Amid a war that people choose to water down, a journalist is not just the automated enumerator of dates, of where, when, or how victims die—a journalist is urged to be human enough to look beyond a dead body—because from there, a bigger story lies with an even bigger danger lurking.


Being a journalist is finding one’s voice…even when afraid.


I recall the uproar of questions when we presented our case studies for one class requirement. We raised questions about how we request paper trails or access elusive online trails. 

My key memory was how “people trail” was emphasized. There is no better way to know a politician than to immerse oneself in his constituents. There is no better way to get the gist of a tycoon’s character than to connect with his laborers. 


Evangelista is right; journalists never own stories. The bylines only indicate who penned and asked, but they never overcome the front-row seats of those who bear witness—those who lived what we can only read. 


“Dead is a good word for a journalist in the age of Duterte.” 

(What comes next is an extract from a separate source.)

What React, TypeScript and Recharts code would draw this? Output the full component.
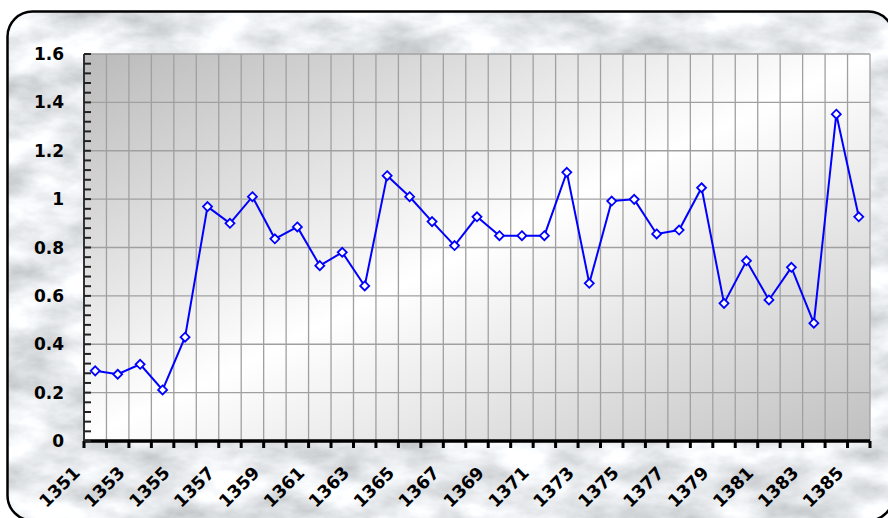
import React from 'react';
import { LineChart, Line, XAxis, YAxis, CartesianGrid } from 'recharts';

// years on the category axis
const years = [
  1351, 1352, 1353, 1354, 1355, 1356, 1357, 1358, 1359, 1360,
  1361, 1362, 1363, 1364, 1365, 1366, 1367, 1368, 1369, 1370,
  1371, 1372, 1373, 1374, 1375, 1376, 1377, 1378, 1379, 1380,
  1381, 1382, 1383, 1384, 1385,
];

// values
const values = [
  0.29, 0.276, 0.317, 0.211, 0.429, 0.969, 0.9, 1.01, 0.836, 0.885,
  0.725, 0.78, 0.641, 1.097, 1.01, 0.907, 0.808, 0.927, 0.849, 0.849,
  0.849, 1.111, 0.652, 0.992, 0.999, 0.856, 0.872, 1.047, 0.569, 0.745,
  0.583, 0.718, 0.487, 1.351, 0.927,
];

// every other year gets a label
const xLabelYears = [
  1351, 1353, 1355, 1357, 1359, 1361, 1363, 1365, 1367,
  1369, 1371, 1373, 1375, 1377, 1379, 1381, 1383, 1385,
];

const yMajorTicks = [0, 0.2, 0.4, 0.6, 0.8, 1, 1.2, 1.4, 1.6];
const yLabels = ['0', '0.2', '0.4', '0.6', '0.8', '1', '1.2', '1.4', '1.6'];

// minor marks every 0.04
const yMinorTicks: number[] = [];
for (let i = 0; i <= 40; i++) yMinorTicks.push(Math.round(i * 4) / 100);

// ticks sit on the boundaries between categories (Excel style)
const xTicks = years.map((y) => y - 0.5).concat([years[years.length - 1] + 0.5]);

const data = years.map((year, i) => ({ year, value: values[i] }));

const FONT = '"DejaVu Sans", "Liberation Sans", Arial, sans-serif';

const YTick = (props: any) => {
  const { x, y, payload } = props;
  const idx = yMajorTicks.findIndex((t) => Math.abs(t - payload.value) < 1e-6);
  return (
    <g>
      <line x1={x} y1={y} x2={x + 7} y2={y} stroke="#222" strokeWidth={2} />
      {idx >= 0 && (
        <text
          x={x - 20}
          y={y + 6}
          textAnchor="end"
          fontFamily={FONT}
          fontWeight="bold"
          fontSize={17}
          fill="#000"
        >
          {yLabels[idx]}
        </text>
      )}
    </g>
  );
};

const XTick = (props: any) => {
  const { x, y, payload } = props;
  const yr = Math.round(payload.value + 0.5);
  if (!xLabelYears.includes(yr)) return <g />;
  const ax = x - 3;
  const ay = y + 24;
  return (
    <text
      x={ax}
      y={ay}
      textAnchor="end"
      transform={`rotate(-45 ${ax} ${ay})`}
      fontFamily={FONT}
      fontWeight="bold"
      fontSize={17.5}
      fill="#000"
    >
      {yr}
    </text>
  );
};

const Diamond = (props: any) => {
  const { cx, cy } = props;
  if (cx == null || cy == null) return <g />;
  const r = 4.5;
  return (
    <path
      d={`M${cx},${cy - r} L${cx + r},${cy} L${cx},${cy + r} L${cx - r},${cy} Z`}
      fill="#ffffff"
      stroke="#0000ff"
      strokeWidth={1.8}
    />
  );
};

export default function App() {
  return (
    <div style={{ position: 'absolute', left: 0, top: 0, width: 888, height: 518, overflow: 'hidden', background: '#fff' }}>
      <svg width={888} height={518} style={{ position: 'absolute', left: 0, top: 0 }}>
        <defs>
          <filter id="marble" x="0" y="0" width="100%" height="100%">
            <feTurbulence type="fractalNoise" baseFrequency="0.016 0.03" numOctaves={5} seed={11} />
            <feColorMatrix
              type="matrix"
              values="0.8 0 0 0 0.41  0.8 0 0 0 0.43  0.8 0 0 0 0.45  0 0 0 0 1"
            />
          </filter>
          <clipPath id="frameClip">
            <rect x={7.5} y={11.5} width={886} height={509} rx={25} />
          </clipPath>
        </defs>
        <g clipPath="url(#frameClip)">
          <rect x={0} y={0} width={888} height={518} filter="url(#marble)" />
        </g>
        <rect x={7.5} y={11.5} width={886} height={509} rx={25} fill="none" stroke="#000" strokeWidth={2.5} />
      </svg>

      <div style={{ position: 'absolute', left: 0, top: 0 }}>
        <LineChart width={888} height={518} data={data} margin={{ top: 54, right: 18, left: 0, bottom: 0 }}>
          <defs>
            <linearGradient id="plotBg" x1="0" y1="0" x2="1" y2="1">
              <stop offset="0%" stopColor="#bababa" />
              <stop offset="50%" stopColor="#ffffff" />
              <stop offset="100%" stopColor="#c0c0c0" />
            </linearGradient>
          </defs>
          <CartesianGrid
            fill="url(#plotBg)"
            fillOpacity={1}
            stroke="#a0a0a0"
            strokeWidth={1.3}
            horizontalValues={yMajorTicks}
          />
          <XAxis
            dataKey="year"
            type="number"
            domain={[xTicks[0], xTicks[xTicks.length - 1]]}
            ticks={xTicks}
            interval={0}
            height={77}
            axisLine={{ stroke: '#000', strokeWidth: 3.5 }}
            tickLine={{ stroke: '#000', strokeWidth: 3 }}
            tickSize={7}
            tickMargin={2}
            tick={<XTick />}
            allowDataOverflow
          />
          <YAxis
            type="number"
            domain={[0, 1.6]}
            ticks={yMinorTicks}
            interval={0}
            width={84}
            axisLine={{ stroke: '#333', strokeWidth: 2 }}
            tickLine={false}
            tickSize={0}
            tickMargin={0}
            tick={<YTick />}
            allowDataOverflow
          />
          <Line
            type="linear"
            dataKey="value"
            stroke="#0000ff"
            strokeWidth={2}
            dot={<Diamond />}
            activeDot={false}
            isAnimationActive={false}
          />
        </LineChart>
      </div>
    </div>
  );
}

In a state university with non-existent protection of accord, statements like this refresh a kind of fear that is difficult to admit. What happens when your press ID warrants intimidating looks? How do we write when we are afraid of what happens when we hit publish?


Being a journalist means finding your voice, even when fear lies inside. Even in the face of deaths that do not stop, the deeper you get into the pit of the war, the more you hear the anguish of children who will never celebrate another Father’s Day and the spouses whose families will forever be broken.

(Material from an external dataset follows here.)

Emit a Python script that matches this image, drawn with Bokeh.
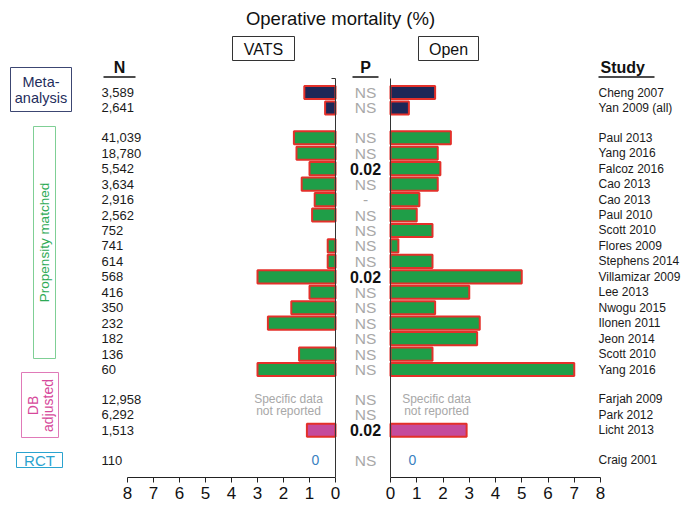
import math
from bokeh.plotting import figure
from bokeh.models import Range1d, SingleIntervalTicker
from bokeh.layouts import column, row
from bokeh.core.properties import value
from bokeh.embed import file_html
from bokeh.resources import INLINE

nan = float("nan")

# ---------------- data ----------------
groups = ["meta", "meta"] + ["ps"] * 16 + ["db"] * 3 + ["rct"]
n_labels = ["3,589", "2,641", "41,039", "18,780", "5,542", "3,634", "2,916", "2,562",
            "752", "741", "614", "568", "416", "350", "232", "182", "136", "60",
            "12,958", "6,292", "1,513", "110"]
studies = ["Cheng 2007", "Yan 2009 (all)", "Paul 2013", "Yang 2016", "Falcoz 2016",
           "Cao 2013", "Cao 2013", "Paul 2010", "Scott 2010", "Flores 2009",
           "Stephens 2014", "Villamizar 2009", "Lee 2013", "Nwogu 2015", "Ilonen 2011",
           "Jeon 2014", "Scott 2010", "Yang 2016", "Farjah 2009", "Park 2012",
           "Licht 2013", "Craig 2001"]
p_values = ["NS", "NS", "NS", "NS", "0.02", "NS", "-", "NS", "NS", "NS", "NS", "0.02",
            "NS", "NS", "NS", "NS", "NS", "NS", "NS", "NS", "0.02", "NS"]
vats_mort = [1.2, 0.4, 1.6, 1.5, 1.0, 1.3, 0.8, 0.9, 0.0, 0.3, 0.3, 3.0, 1.0, 1.7,
             2.6, 0.0, 1.4, 3.0, nan, nan, 1.1, 0.0]
open_mort = [1.7, 0.7, 2.3, 1.8, 1.9, 1.8, 1.1, 1.0, 1.6, 0.3, 1.6, 5.0, 3.0, 1.7,
             3.4, 3.3, 1.6, 7.0, nan, nan, 2.9, 0.0]
group_names = ["meta", "ps", "db", "rct"]
group_colors = {"meta": "#1d2757", "ps": "#1f9e48", "db": "#c54b9c", "rct": "#2aa3cf"}
axis_ticks_max = 8

# ---------------- layout helpers (pixel -> data) ----------------
FONT = "Liberation Sans"
GAP = 0.93
ROW_PX = 15.45


def lx(px):  # left (VATS) panel, 0 at 335px, 26 px / unit, reversed
    return (335 - px) / 26.0


def rx(px):  # right (Open) panel, 0 at 390px, 26.25 px / unit
    return (px - 390) / 26.25


def sy(py):
    return (py - 92) / ROW_PX


slots = [i + GAP * group_names.index(g) for i, g in enumerate(groups)]
colors = [group_colors[g] for g in groups]

yr = Range1d(sy(477), sy(32))


def base_fig(xr, fw):
    p = figure(frame_width=fw, frame_height=445, x_range=xr, y_range=yr,
               output_backend="svg", toolbar_location=None, min_border=0,
               y_axis_location=None)
    p.grid.visible = False
    p.outline_line_color = None
    ax = p.xaxis[0]
    ax.ticker = SingleIntervalTicker(interval=1)
    ax.bounds = (0, axis_ticks_max)
    ax.minor_tick_line_color = None
    ax.major_tick_in = 0
    ax.major_tick_out = 5
    ax.major_label_standoff = 4
    ax.major_label_text_font = FONT
    ax.major_label_text_font_size = "17px"
    ax.major_label_text_color = "#111111"
    ax.axis_line_color = "#222222"
    ax.major_tick_line_color = "#222222"
    return p


def txt(p, x, y, t, size, color="#1a1a1a", align="left", bold=False, angle=0):
    p.text(x=x, y=y, text=t, text_font=value(FONT), text_font_size=value(size),
           text_align=align, text_baseline="middle", text_color=color,
           text_font_style="bold" if bold else "normal", angle=angle)


# ---------------- left figure (labels, N, VATS, P) ----------------
left = base_fig(Range1d(lx(0), lx(382)), 382)

vs = [(s, v, c) for s, v, c in zip(slots, vats_mort, colors) if v == v and v > 0]
left.hbar(y=[a[0] for a in vs], left=0, right=[a[1] for a in vs], height=0.85,
          fill_color=[a[2] for a in vs], line_color="#e3302a", line_width=2)

left.segment(x0=0, x1=0, y0=sy(78), y1=sy(477), line_color="#333333", line_width=1)
left.segment(x0=0, x1=lx(331), y0=sy(78), y1=sy(78), line_color="#333333", line_width=1)

# N column
txt(left, lx(101), slots, n_labels, "13px")

# P column
ns_idx = [i for i, pv in enumerate(p_values) if pv != "0.02"]
sig_idx = [i for i, pv in enumerate(p_values) if pv == "0.02"]
txt(left, lx(365), [slots[i] for i in ns_idx], [p_values[i] for i in ns_idx], "15.5px",
    color="#a8a8a8", align="center")
txt(left, lx(365), [slots[i] for i in sig_idx], [p_values[i] for i in sig_idx], "16px",
    color="#111111", align="center", bold=True)

# headers
txt(left, [lx(119), lx(365)], sy(67), ["N", "P"], "16px", color="#111111",
    align="center", bold=True)
left.segment(x0=[lx(103), lx(352)], x1=[lx(135), lx(378)], y0=sy(76.5), y1=sy(76.5),
             line_color="#111111", line_width=1.5)

# VATS box
left.quad(left=lx(232), right=lx(294), top=sy(36), bottom=sy(60), fill_alpha=0,
          line_color="#333333", line_width=1)
txt(left, lx(263), sy(48.5), ["VATS"], "16px", color="#111111", align="center")

# not reported / zero labels
db_first = slots[groups.index("db")]
txt(left, lx(288), [db_first, db_first + 0.78], ["Specific data", "not reported"],
    "12px", color="#a8a8a8", align="center")
rct_slot = slots[groups.index("rct")]
txt(left, lx(315), rct_slot, ["0"], "14px", color="#3a7fc1", align="center")

# group boxes
left.quad(left=lx(10), right=lx(71), top=sy(67), bottom=sy(111), fill_alpha=0,
          line_color="#3c4672", line_width=1)
txt(left, lx(40.5), [sy(81), sy(97)], ["Meta-", "analysis"], "14.5px",
    color="#1f2d5c", align="center")
left.quad(left=lx(33), right=lx(55), top=sy(126), bottom=sy(358), fill_alpha=0,
          line_color="#7fcf95", line_width=1)
txt(left, lx(44), sy(242), ["Propensity matched"], "13.5px", color="#2eaa55",
    align="center", angle=math.pi / 2)
left.quad(left=lx(21), right=lx(58), top=sy(372), bottom=sy(437), fill_alpha=0,
          line_color="#e07ab8", line_width=1)
txt(left, [lx(32), lx(47)], sy(405), ["DB", "adjusted"], "14px", color="#d6489a",
    align="center", angle=math.pi / 2)
left.quad(left=lx(16), right=lx(62), top=sy(452), bottom=sy(467), fill_alpha=0,
          line_color="#2aa3cf", line_width=1)
txt(left, lx(39), sy(459.5), ["RCT"], "15px", color="#2aa3cf", align="center")

# ---------------- right figure (Open, Study) ----------------
right = base_fig(Range1d(rx(382), rx(682)), 300)
os_ = [(s, v, c) for s, v, c in zip(slots, open_mort, colors) if v == v and v > 0]
right.hbar(y=[a[0] for a in os_], left=0, right=[a[1] for a in os_], height=0.85,
           fill_color=[a[2] for a in os_], line_color="#e3302a", line_width=2)
right.segment(x0=0, x1=0, y0=sy(78), y1=sy(477), line_color="#333333", line_width=1)

txt(right, rx(598), slots, studies, "12px")
txt(right, rx(600), sy(67), ["Study"], "16px", color="#111111", bold=True)
right.segment(x0=rx(598), x1=rx(654), y0=sy(76.5), y1=sy(76.5), line_color="#111111",
              line_width=1.5)

right.quad(left=rx(418), right=rx(478), top=sy(36), bottom=sy(60), fill_alpha=0,
           line_color="#333333", line_width=1)
txt(right, rx(448), sy(48.5), ["Open"], "16px", color="#111111", align="center")
txt(right, rx(436), [db_first, db_first + 0.78], ["Specific data", "not reported"],
    "12px", color="#a8a8a8", align="center")
txt(right, rx(412), rct_slot, ["0"], "14px", color="#3a7fc1", align="center")

# ---------------- title strip ----------------
top = figure(frame_width=682, frame_height=32, x_range=Range1d(0, 682),
             y_range=Range1d(32, 0), output_backend="svg", toolbar_location=None,
             min_border=0, x_axis_location=None, y_axis_location=None)
top.grid.visible = False
top.outline_line_color = None
txt(top, 340, 18, ["Operative mortality (%)"], "18.5px", color="#111111", align="center")

layout = column(top, row(left, right, spacing=0), spacing=0)
open("out.html", "w").write(file_html(layout, INLINE))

You do not find your voice just so you can be as brave as other journalists, but because the reality of the stories precedes your mere existence. They say the Age of Duterte is a dangerous time for journalists, but today, the stories persist. One can be afraid, but can one stop now?


Being a journalist is keeping a record of where justice needs knocking. 


“Some people need killing” is a line told by a vigilante to Evangelista. 


I remember hearing it for the first time from my professor. I clutched the signed paperback after how many months of contemplating whether I was ready to read it. 


“Some people are addicts, dealers, [or] criminals. The execution of their deaths is a performance of duty. All that is required is the determination of who deserves to live,” Evangelista stresses. 


What makes a good journalist? This is a recurring question in press forums where seasoned journalists and icons sit on a dignified roundtable. Sure, perhaps most aspire to follow a prototype of success for journalists, but as cliche as it gets, journalism is not a career you pick like one usually does for a career day. 


“We’re on the record,” Evangelista loops, and I am uncertain whether the book was a preview of what journalism looks like or rather what it should look like. 


It was not a mere retelling of the war on drugs brought about by former President Rodrigo Duterte. It was not a mere contrast between the popularized and the infamous definitions of DDS. It was a depiction of how journalism represented the stories of those killed and the bereaved, whose clamors were shushed. 


“I wrote about terrible things that happened because those things shouldn’t have happened and shouldn’t happen again.” The administration and the war on drugs that Evangelista covered are not anywhere near a conclusion. 


With the TikTok trend “Piliin Mo Ang Pilipinas,” there are journalists like her with stories that blur the line between safety and demise, but as World Press Freedom Month revisits the calendar—the Philippines does not need an identical prototype for student journalists to mimic; it needs one who takes on the courage to keep the records alive. 


Long after we have finished our requirements for our investigative journalism class, the off-the-record reminders do not cease to exist. Journalists belong to the fourth estate—we belong to the people. 


So, what do we do when fear is instilled in us?


Through gunshots, bloodbaths, sieges, and silence—we never stop investigating and writing because, often, justice begins when people’s stories are told.